Há um território que todos habitamos, mas que ninguém atravessa sem cuidado: o da intimidade. Um espaço sem mapa, onde se escondem pensamentos que não ousamos revelar, desejos que nos envergonham, memórias que guardamos apenas para nós mesmos. É um lugar silencioso, mas poderoso, pois é nele que nos definimos — não pelo que mostramos ao mundo, mas pelo que nos recusamos a mostrar.
Agora, imagine que, de repente,
esse território fosse invadido. Uma tecnologia capaz de penetrar nas mentes de
todos, sem exceção, revelando tudo o que é mais íntimo. Por um tempo breve,
talvez apenas alguns dias, nada poderia ser escondido. O que antes era segredo,
a sombra pessoal que nos permitia caminhar entre os outros com alguma
dignidade, tornaria-se visível. Cada pensamento, cada desejo, cada medo,
exposto como se a alma fosse feita de vidro.
O impacto inicial seria
devastador. Palavras não ditas durante anos saltariam da mente de cada um como
fogo. Olhares se cruzariam carregados de segredos que antes só existiam dentro
de cada peito. O ar pareceria denso, pesado, cheio de acusações silenciosas, e
o mundo se tornaria um labirinto de medos expostos e desejos incontidos.
Relacionamentos desmoronariam, amizades se dissolveriam, alianças se romperiam.
E o impulso imediato de julgar os outros surgiria, quase automático, mas não
como virtude: seria apenas o último suspiro da hipocrisia, a tentativa
desesperada de sustentar a ilusão de superioridade moral. “Meus erros são
aceitáveis; os seus não”, pensaria cada um, ainda que inconscientemente.
E, nesse caos, a reação humana se
dividiria. Alguns mergulhariam no desespero, outros na violência silenciosa,
outros no isolamento absoluto. Alguns ainda tentariam reinterpretar cada falha,
justificando, distorcendo, ou reafirmando hierarquias morais. Mas entre os
escombros, pequenos lampejos surgiriam: momentos em que a lucidez permitisse
perceber que todos vacilam, todos se contradizem, todos carregam os mesmos
medos e desejos. Esses lampejos não seriam universais, nem imediatos;
apareceriam de forma fragmentada, entre o pânico e a raiva.
E então, talvez, surgisse algo
parecido com a compaixão. Não aquela piedosa ou moral, mas uma compaixão
horizontal, nascida da consciência de que ninguém é exceção.

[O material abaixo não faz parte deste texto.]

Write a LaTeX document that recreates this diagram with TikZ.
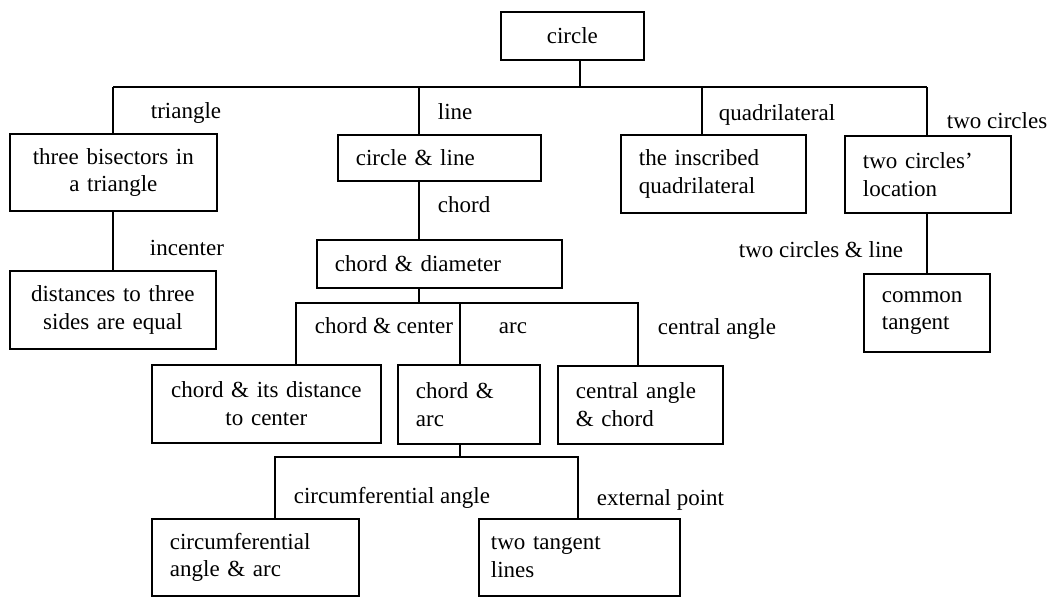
\documentclass[tikz,border=0pt]{standalone}
\usepackage{fontspec}
\setmainfont{Liberation Serif}
\begin{document}
\begin{tikzpicture}[x=0.02cm,y=-0.02cm,line width=1pt,
  every node/.style={font=\fontsize{13.1}{15.7}\selectfont},
  box/.style={draw, anchor=north west, inner xsep=0.36cm, inner ysep=0pt,
    text width=#1, align=left, minimum height=1.56cm},
  lbl/.style={anchor=base west, inner sep=0pt}]
\useasboundingbox (0,0) rectangle (1063,596);
	%boxes
	\node[box=2.14cm, align=center, minimum height=0.96cm] (root) at (500,11) {circle};
	\node[box=3.42cm, align=center, minimum height=1.54cm] (tri) at (9,133) {three bisectors in\\a triangle};
	\node[box=3.40cm, align=center] (dist) at (9,270) {distances to three\\sides are equal};
	\node[box=3.34cm, minimum height=0.92cm] (cl) at (337,134) {circle \& line};
	\node[box=4.18cm, minimum height=0.96cm] (cd) at (316,239) {chord \& diameter};
	\node[box=3.86cm, align=center] (cdc) at (151,364) {chord \& its distance\\to center};
	\node[box=2.12cm, minimum height=1.58cm] (ca) at (397,364) {chord \&\\arc};
	\node[box=2.58cm] (cac) at (557,365) {central angle\\\& chord};
	\node[box=3.42cm, minimum height=1.54cm] (caa) at (151,518) {circumferential\\angle \& arc};
	\node[box=3.54cm, inner xsep=0.24cm, minimum height=1.54cm] (ttl) at (478,518) {two tangent\\lines};
	\node[box=2.98cm] (iq) at (620,134) {the inscribed\\quadrilateral};
	\node[box=2.60cm, minimum height=1.54cm] (tcl) at (844,135) {two circles'\\location};
	\node[box=1.80cm] (ct) at (863,273) {common\\tangent};
	%junctions
	\coordinate (s0) at (580,87);
	\coordinate (b1) at (113,87);
	\coordinate (b2) at (419,87);
	\coordinate (b3) at (702,87);
	\coordinate (b4) at (927,87);
	\coordinate (c1) at (296,303);
	\coordinate (c2) at (460,303);
	\coordinate (c3) at (638,303);
	\coordinate (d1) at (275,457);
	\coordinate (d2) at (578,457);
	%connectors
	\draw (s0 |- root.south) -- (s0);
	\draw (b1) -- (b4);
	\draw (b1) -- (b1 |- tri.north);
	\draw (b2) -- (b2 |- cl.north);
	\draw (b3) -- (b3 |- iq.north);
	\draw (b4) -- (b4 |- tcl.north);
	\draw (b1 |- tri.south) -- (b1 |- dist.north);
	\draw (b2 |- cl.south) -- (b2 |- cd.north);
	\draw (b4 |- tcl.south) -- (b4 |- ct.north);
	\draw (b2 |- cd.south) -- (b2 |- c1);
	\draw (c1 |- cdc.north) -- (c1) -- (c3) -- (c3 |- cac.north);
	\draw (c2) -- (c2 |- ca.north);
	\draw (c2 |- ca.south) -- (c2 |- d1);
	\draw (d1 |- caa.north) -- (d1) -- (d2) -- (d2 |- ttl.north);
%labels
\node[lbl] (l-tri) at (150,118) {triangle};
\node[lbl] (l-line) at (437,119) {line};
\node[lbl] (l-quad) at (718,120) {quadrilateral};
\node[lbl] (l-two) at (946,128) {two circles};
\node[lbl] (l-chord) at (437,212) {chord};
\node[lbl] (l-inc) at (149,255) {incenter};
\node[lbl] (l-twol) at (738,257) {two circles \& line};
\node[lbl] (l-cc) at (314,333) {chord \& center};
\node[lbl] (l-arc) at (498,333) {arc};
\node[lbl] (l-ca) at (657,334) {central angle};
\node[lbl] (l-circ) at (293,503) {circumferential angle};
\node[lbl] (l-ext) at (596,505) {external point};
\end{tikzpicture}
\end{document}
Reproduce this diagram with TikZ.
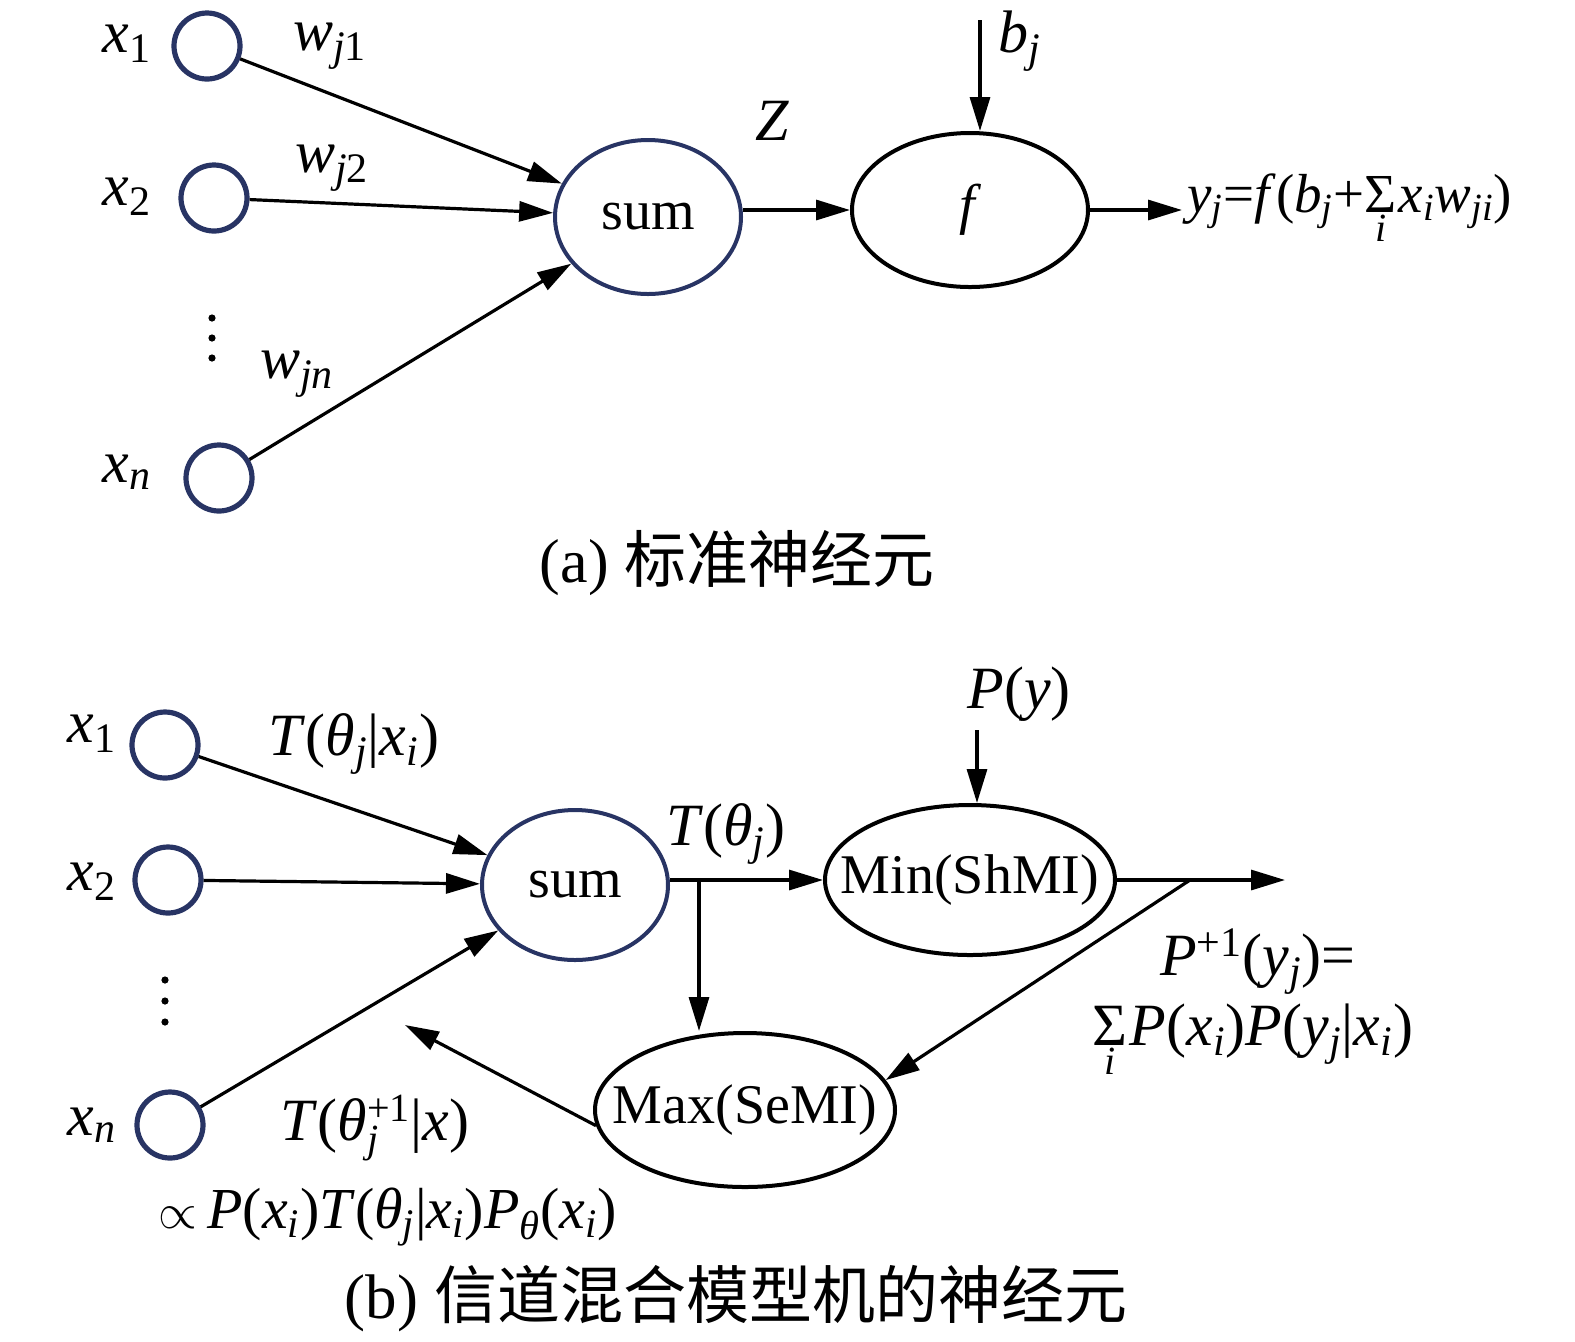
\documentclass[tikz,border=0pt]{standalone}
\usepackage{fontspec}
\setmainfont{Liberation Serif}[ItalicFont={Liberation Serif Italic}]
\newfontfamily\cjk{Noto Sans CJK SC}
\usetikzlibrary{shapes.geometric,arrows.meta,calc}
\definecolor{navy}{RGB}{40,52,100}
\newcommand\mi[1]{\textit{#1}}
\newcommand\sbi[1]{\textsubscript{\textit{#1}}}
\newcommand\sbr[1]{\textsubscript{#1}}
\newcommand\spr[1]{\textsuperscript{#1}}
\newcommand\sbfont{\fontsize{20}{20}\selectfont}
\newcommand\sumi{\ensuremath{\mathop{\hbox{Σ}}\limits_{\hbox{\sbfont\itshape i}}}\kern1pt}
\newcommand\subsup[2]{\ensuremath{{}_{\hbox{\sbfont\itshape #1}}^{\hbox{\sbfont #2}}}}
\begin{document}
\begin{tikzpicture}[x=0.5pt,y=-0.5pt,
  inp/.style={circle,draw=navy,line width=2.6pt,minimum size=33pt,inner sep=0pt},
  sumnode/.style={ellipse,draw=navy,line width=2pt,inner sep=0pt,font=\fontsize{28}{32}\selectfont},
  proc/.style={ellipse,draw=black,line width=2pt,inner sep=0pt,font=\fontsize{28}{32}\selectfont},
  arr/.style={line width=1.6pt,-{Triangle[length=17pt,width=10pt]}},
  lbl/.style={inner sep=0pt,anchor=base,font=\fontsize{30}{36}\selectfont},
  captext/.style={inner sep=0pt,anchor=base}]
\useasboundingbox (0,0) rectangle (1575,1341);

% ---------- (a) ----------
\node[inp] (a1) at (207,46) {};
\node[inp] (a2) at (214,198) {};
\node[inp] (an) at (219,478) {};
\node[lbl] (la1) at (127,52) {\mi{x}\sbr{1}};
\node[lbl] (la2) at (127,205) {\mi{x}\sbr{2}};
\node[lbl] (lan) at (127,482) {\mi{x}\sbi{n}};
\foreach \yy in {318,338,358} \fill (212,\yy) circle (1.8pt);
\node[lbl] (w1) at (330,50) {\mi{w}\sbi{j}\sbr{\hspace{-0.5pt}1}};
\node[lbl] (w2) at (332,172) {\mi{w}\sbi{j}\sbr{\hspace{-0.5pt}2}};
\node[lbl] (wn) at (297,378) {\mi{w}\sbi{jn}};
\node[sumnode,minimum width=93pt,minimum height=77pt] (asum) at (648,217) {sum};
\node[proc,minimum width=118pt,minimum height=77pt] (f) at (970,210) {\mi{f}};
\node[lbl] (Z) at (772,140) {\mi{Z}};
\node[lbl] (bjl) at (1020,52) {\mi{b}\sbi{j}};
\coordinate (bj) at (980,20);
\coordinate (yo) at (1182,210);
\node[lbl,anchor=base west,font=\fontsize{27.5}{33}\selectfont] (fy) at (1187,212) {\mi{y}\sbi{j}=\mi{f}(\mi{b}\sbi{j}+\sumi\mi{x}\sbi{i}\mi{w}\sbi{ji})};
\draw[arr] (a1) -- (asum);
\draw[arr] (a2) -- (asum);
\draw[arr] (an) -- (asum);
\draw[arr] (f.west -| asum.east) -- (f.west);
\draw[arr] (bj) -- (bj |- f.north);
\draw[arr] (f.east) -- (yo);
\node[captext,font=\fontsize{31}{36}\selectfont] (capa) at (737,582) {(a) {\cjk 标准神经元}};

% ---------- (b) ----------
\node[inp] (b1) at (165,745) {};
\node[inp] (b2) at (168,880) {};
\node[inp] (bn) at (170,1125) {};
\node[lbl] (lb1) at (92,742) {\mi{x}\sbr{1}};
\node[lbl] (lb2) at (92,890) {\mi{x}\sbr{2}};
\node[lbl] (lbn) at (92,1135) {\mi{x}\sbi{n}};
\foreach \yy in {980,1001,1022} \fill (165,\yy) circle (1.8pt);
\node[lbl] (t1) at (354,755) {\mi{T}(\mi{θ}\sbi{j}|\mi{x}\sbi{i})};
\node[sumnode,minimum width=93pt,minimum height=75pt] (bsum) at (575,885) {sum};
\node[proc,minimum width=145pt,minimum height=75pt,inner xsep=-15pt] (min) at (970,880) {Min(ShMI)};
\node[proc,minimum width=150pt,minimum height=77pt,inner xsep=-15pt] (max) at (745,1110) {Max(SeMI)};
\node[lbl] (pyl) at (1019,708) {\mi{P}(\mi{y})};
\node[lbl] (tj) at (726,845) {\mi{T}(\mi{θ}\sbi{j})};
\node[lbl] (pp1) at (1258,975) {\mi{P}\spr{+1}(\mi{y}\sbi{j})=};
\node[lbl] (pp2) at (1253,1045) {\sumi\mi{P}(\mi{x}\sbi{i})\mi{P}(\mi{y}\sbi{j}|\mi{x}\sbi{i})};
\node[lbl] (tn) at (375,1140) {\mi{T}(\mi{θ}\subsup{j}{+1}|\mi{x})};
\node[lbl,font=\fontsize{29}{34}\selectfont] (prop) at (388,1228) {$\propto$\,\mi{P}(\mi{x}\sbi{i})\mi{T}(\mi{θ}\sbi{j}|\mi{x}\sbi{i})\mi{P}\sbi{θ}(\mi{x}\sbi{i})};
\coordinate (py) at (977,730);
\coordinate (out) at (1285,880);
\coordinate (split) at (1190,880);
\coordinate (fb) at (405,1025);
\coordinate (br) at ($(min.west -| bsum.east)+(29,0)$);
\draw[arr] (b1) -- (bsum);
\draw[arr] (b2) -- (bsum);
\draw[arr] (bn) -- (bsum);
\draw[arr] (min.west -| bsum.east) -- (min.west);
\draw[arr] (br) -- (br |- max.north);
\draw[arr] (py) -- (py |- min.north);
\draw[arr] (min.east) -- (out);
\draw[arr] (split) -- (max.12);
\draw[arr] (max.186) -- (fb);
\node[captext,font=\fontsize{31.5}{38}\selectfont] (capb) at (736,1318) {(b) {\cjk 信道混合模型机的神经元}};
\end{tikzpicture}
\end{document}
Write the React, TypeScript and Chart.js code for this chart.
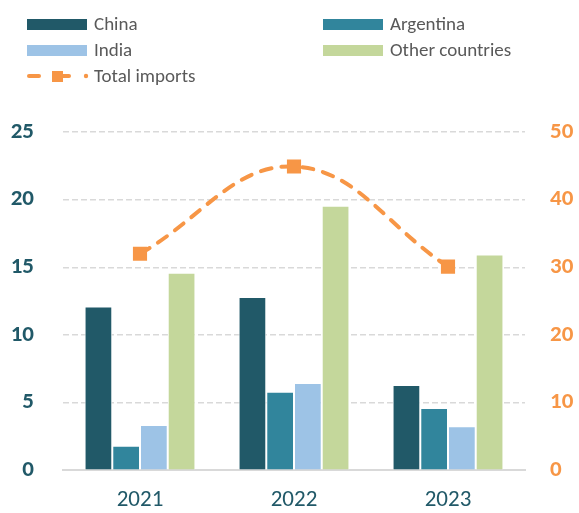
import React, { useEffect, useRef } from "react";
import { Chart, registerables } from "chart.js";

Chart.register(...registerables);

const years = ["2021", "2022", "2023"];
const china = [12.1, 12.8, 6.3];
const argentina = [1.8, 5.8, 4.6];
const india = [3.35, 6.45, 3.25];
const otherCountries = [14.6, 19.55, 15.95];
const totalImports = [32.0, 44.9, 30.1];

const leftTicks = [0, 5, 10, 15, 20, 25];
const rightTicks = [0, 10, 20, 30, 40, 50];

const C_CHINA = "#215968";
const C_ARG = "#31859C";
const C_INDIA = "#9DC3E6";
const C_OTHER = "#C4D79B";
const C_TOTAL = "#F79646";
const FONT = "Carlito, Lato, 'Open Sans', sans-serif";

const barSeries = [
  { label: "China", data: china, color: C_CHINA },
  { label: "Argentina", data: argentina, color: C_ARG },
  { label: "India", data: india, color: C_INDIA },
  { label: "Other countries", data: otherCountries, color: C_OTHER },
];

function BoxSwatch({ color }: { color: string }) {
  return <span style={{ display: "inline-block", width: 60, height: 11, background: color }} />;
}

function LineSwatch() {
  return (
    <svg width={64} height={14} style={{ display: "block" }}>
      <line x1={2} y1={7} x2={12} y2={7} stroke={C_TOTAL} strokeWidth={4} strokeLinecap="round" />
      <line x1={34} y1={7} x2={42} y2={7} stroke={C_TOTAL} strokeWidth={4} strokeLinecap="round" />
      <rect x={25} y={2} width={11} height={11} fill={C_TOTAL} />
      <circle cx={59} cy={7} r={2.2} fill={C_TOTAL} />
    </svg>
  );
}

export default function App() {
  const ref = useRef<HTMLCanvasElement | null>(null);

  useEffect(() => {
    if (!ref.current) return;
    const chart = new Chart(ref.current, {
      type: "bar",
      data: {
        labels: years,
        datasets: [
          {
            type: "line",
            label: "Total imports",
            data: totalImports,
            yAxisID: "y1",
            borderColor: C_TOTAL,
            backgroundColor: C_TOTAL,
            borderWidth: 4,
            borderDash: [11, 10],
            borderCapStyle: "round",
            tension: 0.4,
            pointStyle: "rect",
            pointRadius: 10,
            pointBorderWidth: 0,
            pointBackgroundColor: C_TOTAL,
            order: 0,
          } as any,
          ...barSeries.map((s) => ({
            type: "bar" as const,
            label: s.label,
            data: s.data,
            yAxisID: "y",
            backgroundColor: s.color,
            borderColor: "#ffffff",
            borderWidth: 1,
            categoryPercentage: 0.72,
            barPercentage: 1,
            order: 1,
          })),
        ],
      },
      options: {
        responsive: false,
        animation: false,
        layout: { padding: { top: 132, bottom: 0, left: 0, right: 0 } },
        plugins: { legend: { display: false }, tooltip: { enabled: false }, title: { display: false } },
        scales: {
          x: {
            grid: { display: false, drawTicks: false },
            border: { display: true, color: "#D9D9D9", width: 2 },
            ticks: { color: C_CHINA, font: { family: FONT, size: 23 }, padding: 16 },
            afterFit: (s: any) => { s.height = 41; },
          },
          y: {
            position: "left",
            min: 0,
            max: 25,
            afterBuildTicks: (s: any) => { s.ticks = leftTicks.map((v) => ({ value: v })); },
            grid: { color: "#D9D9D9", lineWidth: 1.5, drawTicks: false },
            border: { display: false, dash: [6, 3] },
            ticks: { color: C_CHINA, font: { family: FONT, size: 23, weight: "bold" }, padding: 29 },
            afterFit: (s: any) => { s.width = 63; },
          },
          y1: {
            position: "right",
            min: 0,
            max: 50,
            afterBuildTicks: (s: any) => { s.ticks = rightTicks.map((v) => ({ value: v })); },
            grid: { display: false, drawTicks: false },
            border: { display: false },
            ticks: { color: C_TOTAL, font: { family: FONT, size: 23, weight: "bold" }, padding: 25 },
            afterFit: (s: any) => { s.width = 54; },
          },
        },
      } as any,
    });
    return () => chart.destroy();
  }, []);

  const textStyle: React.CSSProperties = { fontFamily: FONT, fontSize: 19, color: "#595959", lineHeight: "26px" };

  return (
    <div style={{ position: "absolute", left: 0, top: 0, width: 579, height: 513, background: "#fff" }}>
      <canvas ref={ref} width={579} height={513} style={{ position: "absolute", left: 0, top: 0 }} />
      <div style={{ position: "absolute", left: 27, top: 11, width: 560 }}>
        {[0, 1].map((row) => (
          <div key={row} style={{ display: "flex", alignItems: "center", height: 26 }}>
            {[0, 1].map((col) => {
              const s = barSeries[row * 2 + col];
              return (
                <div key={col} style={{ display: "flex", alignItems: "center", width: col === 0 ? 296 : 260 }}>
                  <BoxSwatch color={s.color} />
                  <span style={{ ...textStyle, marginLeft: 7 }}>{s.label}</span>
                </div>
              );
            })}
          </div>
        ))}
        <div style={{ display: "flex", alignItems: "center", height: 26 }}>
          <LineSwatch />
          <span style={{ ...textStyle, marginLeft: 3 }}>Total imports</span>
        </div>
      </div>
    </div>
  );
}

Não seria um
sentimento uniforme, mas uma percepção parcial, que brotava em pequenos gestos:
um olhar compreensivo, um silêncio partilhado, a hesitação em punir o outro por
falhas que, no fundo, também pertenciam a si mesmo.
Quando a tecnologia se retirasse,
devolvendo aos humanos a sombra de seus pensamentos e a possibilidade de
esconder-se, algo teria mudado para sempre. O segredo recuperaria seu lugar,
mas ninguém esqueceria a experiência do espelho absoluto. Cada pessoa saberia,
silenciosamente, que a falha não é um sinal de inferioridade, mas um terreno
comum, uma linguagem compartilhada que nos conecta naquilo que temos de mais
humano.
Talvez a sociedade não se
tornasse melhor. Talvez ainda houvesse desconfiança, medo ou violência. Mas a
experiência teria deixado um rastro: a possibilidade de ver no outro, mesmo que
por instantes, a própria fragilidade refletida. E, nesse instante, entender que
a intimidade, tão necessária quanto o ar, não existe apenas para nos proteger,
mas também para nos ensinar a reconhecer no outro a mesma complexidade, o mesmo
conflito, a mesma vulnerabilidade que habitam dentro de nós.